Buoyant structured products market in Nordics sees more banks listing in the region

The appeal for soft protection and ways to boost the upside remains strong in the Nordic region, with more banks issuing or listing products, including bull-and-bear certificates with a leverage of five for the first time in Sweden

Royal Bank of Scotland (RBS) has expanded its suite of exchange-traded products by listing of the first bull-and-bear constant leverage certificates to offer an intra-daily leverage of five on Sweden’s Nordic Derivatives Exchange (NDX).

“There has been a lot of interest from investors in leverage certificates in the Nordic markets and we expect interest to continue growing as more underlyings become available,” says Christian Bährne, head of public distribution for the Nordics at RBS in London. “Bull-and-bear certificates are aimed at self-directed investors who are interested in daily leverage and have a short-term investment horizon.”

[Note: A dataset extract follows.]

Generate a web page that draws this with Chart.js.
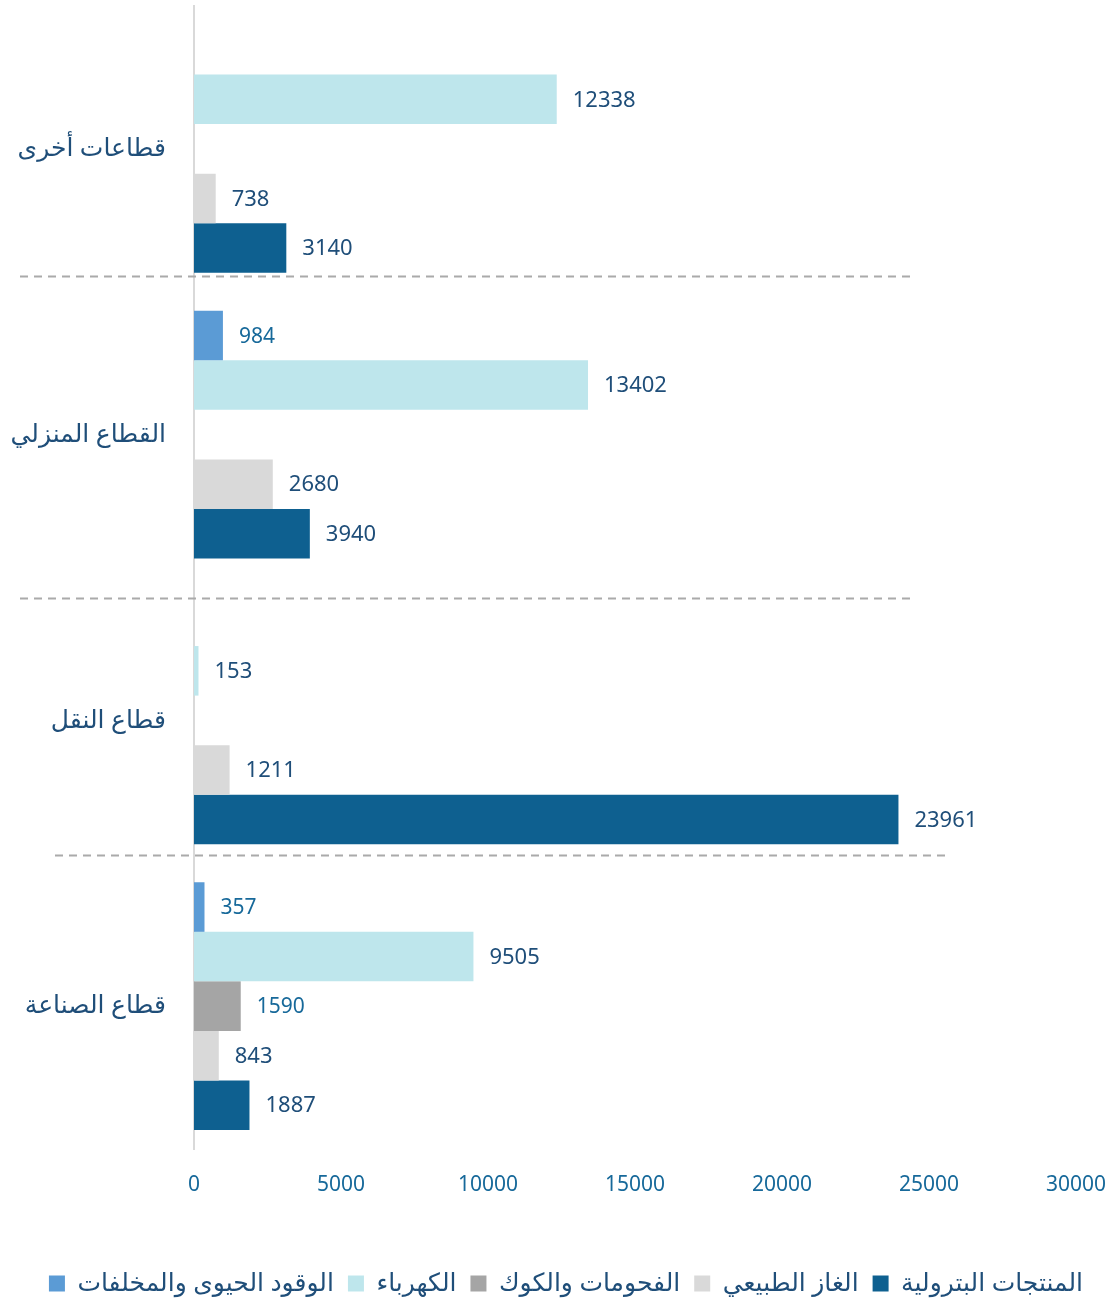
<!DOCTYPE html>
<html lang="ar">
<head>
<meta charset="utf-8">
<script src="https://cdn.jsdelivr.net/npm/chart.js@4"></script>
<style>
  html, body { margin: 0; padding: 0; background: #fff; }
  #wrap { width: 1113px; height: 1298px; }
</style>
</head>
<body>
<div id="wrap"><canvas id="mygraph"></canvas></div>
<script>
// sectors, top to bottom
const sectors = ['قطاعات أخرى', 'القطاع المنزلي', 'قطاع النقل', 'قطاع الصناعة'];

// energy sources, one array per source (null = nothing consumed)
const biofuel     = [null, 984, null, 357];
const electricity = [12338, 13402, 153, 9505];
const coal        = [null, null, null, 1590];
const naturalGas  = [738, 2680, 1211, 843];
const petroleum   = [3140, 3940, 23961, 1887];

const sourceNames = ['الوقود الحيوى والمخلفات', 'الكهرباء', 'الفحومات والكوك', 'الغاز الطبيعي', 'المنتجات البترولية'];
const sourceColors = ['#5b9bd5', '#bee6ec', '#a5a5a5', '#d9d9d9', '#0e6090'];

const xTicks = [0, 5000, 10000, 15000, 20000, 25000, 30000];

const navy = '#1f4e79';
const blue = '#17699a';
const arFont = "'Noto Sans', 'DejaVu Sans', sans-serif";

// separators sit between sectors (position in category units)
const separators = [
  { at: 0.444, from: 20, to: 915 },
  { at: 1.57, from: 20, to: 915 },
  { at: 2.472, from: 55, to: 948 }
];

const valueLabels = {
  id: 'valueLabels',
  afterDatasetsDraw(chart) {
    const ctx = chart.ctx;
    ctx.save();
    ctx.textAlign = 'left';
    ctx.textBaseline = 'middle';
    chart.data.datasets.forEach((ds, di) => {
      const meta = chart.getDatasetMeta(di);
      const small = (di === 0 || di === 2);
      ctx.fillStyle = small ? blue : navy;
      ctx.font = (small ? '21px ' : '22px ') + arFont;
      meta.data.forEach((bar, i) => {
        const v = ds.data[i];
        if (v === null) return;
        ctx.fillText(String(v), bar.x + 16, bar.y + 1);
      });
    });
    ctx.restore();
  }
};

const dashedSeparators = {
  id: 'dashedSeparators',
  afterDatasetsDraw(chart) {
    const ctx = chart.ctx;
    const y = chart.scales.y;
    ctx.save();
    ctx.strokeStyle = '#aaaaaa';
    ctx.lineWidth = 2;
    ctx.setLineDash([8, 6]);
    separators.forEach(s => {
      const py = Math.round(y.getPixelForValue(s.at)) + 0.5;
      ctx.beginPath();
      ctx.moveTo(s.from, py);
      ctx.lineTo(s.to, py);
      ctx.stroke();
    });
    ctx.restore();
  }
};

// nudge the legend row a little to the right
const legendShift = {
  id: 'legendShift',
  afterLayout(chart) {
    if (!chart.legend) return;
    chart.legend.left += 28;
    chart.legend.right += 28;
  }
};

const datasets = [biofuel, electricity, coal, naturalGas, petroleum].map((values, i) => ({
  label: sourceNames[i],
  data: values,
  backgroundColor: sourceColors[i],
  borderWidth: 0,
  categoryPercentage: 0.867,
  barPercentage: 1.0
}));

new Chart(document.getElementById('mygraph'), {
  type: 'bar',
  data: { labels: sectors, datasets: datasets },
  options: {
    indexAxis: 'y',
    responsive: true,
    maintainAspectRatio: false,
    animation: false,
    layout: { padding: { top: 6, right: 37, bottom: -8, left: 0 } },
    scales: {
      x: {
        min: 0,
        max: 30000,
        afterBuildTicks: axis => { axis.ticks = xTicks.map(v => ({ value: v })); },
        afterFit: axis => { axis.height = 108; },
        // hidden tick marks push the labels down without widening the side padding
        grid: { display: false, drawTicks: true, tickLength: 23 },
        border: { display: false },
        ticks: {
          padding: 0,
          color: blue,
          callback: v => String(v),
          font: { family: "'Noto Sans', sans-serif", size: 21 }
        }
      },
      y: {
        afterFit: axis => { axis.width = 194; },
        grid: { display: false, drawTicks: true, tickLength: 28 },
        border: { display: true, color: '#d9d9d9', width: 2 },
        ticks: {
          padding: 0,
          color: navy,
          font: { family: arFont, size: 25, lineHeight: 0.4 }
        }
      }
    },
    plugins: {
      legend: {
        position: 'bottom',
        align: 'center',
        textDirection: 'rtl',
        labels: {
          color: navy,
          boxWidth: 16,
          boxHeight: 16,
          padding: 14,
          font: { family: arFont, size: 25, lineHeight: 1 }
        }
      },
      tooltip: { enabled: false }
    }
  },
  plugins: [valueLabels, dashedSeparators, legendShift]
});
</script>
</body>
</html>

Constant leverage certificates are one of the most popular listed products traded in the region, boasting the highest turnover with more than 112,000 products traded so far in Sweden in the first quarter, followed by warrants and turbo warrants with over 61,000.




Lower volatility since the start of the year is also making soft protection and leveraged upside more appealing.

Société Générale recently launched its first autocall warrant in Sweden, linked to Swedish stocks with a return of 11% and the possibility of receiving up to 30% if the stocks perform well and the product gets called.

“Due to the recent fall in volatility and a good start of the year for equity markets, investors are increasingly looking at participation notes to get exposure to the upside of the market,” says Henrik Ottosson, managing director for cross-asset solutions and head of sales for the Nordic Region at Société Générale in London. “Instead of getting fixed coupons, investors will get 100% participation to the increase of the OMX index, for instance.”

The French bank has also launched autocalls that combine a coupon with participation in the upside of the market. The products offer 20% every six months or the equivalent performance of a basket of Swedish stocks if the product is called, whichever is lowest.

Meanwhile, BNP Paribas entered the Nordic market in February with the launch of its first turbo warrants. The French bank is planning to launch more listed products, including minifutures.

“This product segment is well suited to Swedish private investors as they are highly sophisticated in the management of their portfolios,” says Conny Myhrberg, head of sales and marketing for exchange-traded solutions, Sweden at BNP Paribas in Paris. “Our first products are listed in Sweden are a natural entry for the Nordic market. Turbos and mini futures are established products and will help us get a foothold in the market before moving on to other products.”

ABN Amro has re-entered the Nordic market with a product aimed at the Swedish independent financial adviser market – a five-year maturity booster linked to the OMXS30 index with 50% soft capital protection. The bank has also issued floating interest-rate notes linked to Stibor and floored at 3.6%.

“Floored floaters are quite in demand as it is a regular income type of product that is capital protected with an upside linked to interest rates that is floored, so investors can receive a minimum coupon,” says Paul Cauberg, executive director in derivatives sales at ABN Amro in Amsterdam. “We also see growing demand for inflation-linked products where the payout structure is similar to floored floaters, with a guaranteed minimum payout and a yearly coupon, for instance.”

The bank had been absent from the Nordic market for the past two years following its acquisition and break-up by RBS, Santander and Fortis, and started rebuilding its derivatives platform in 2009.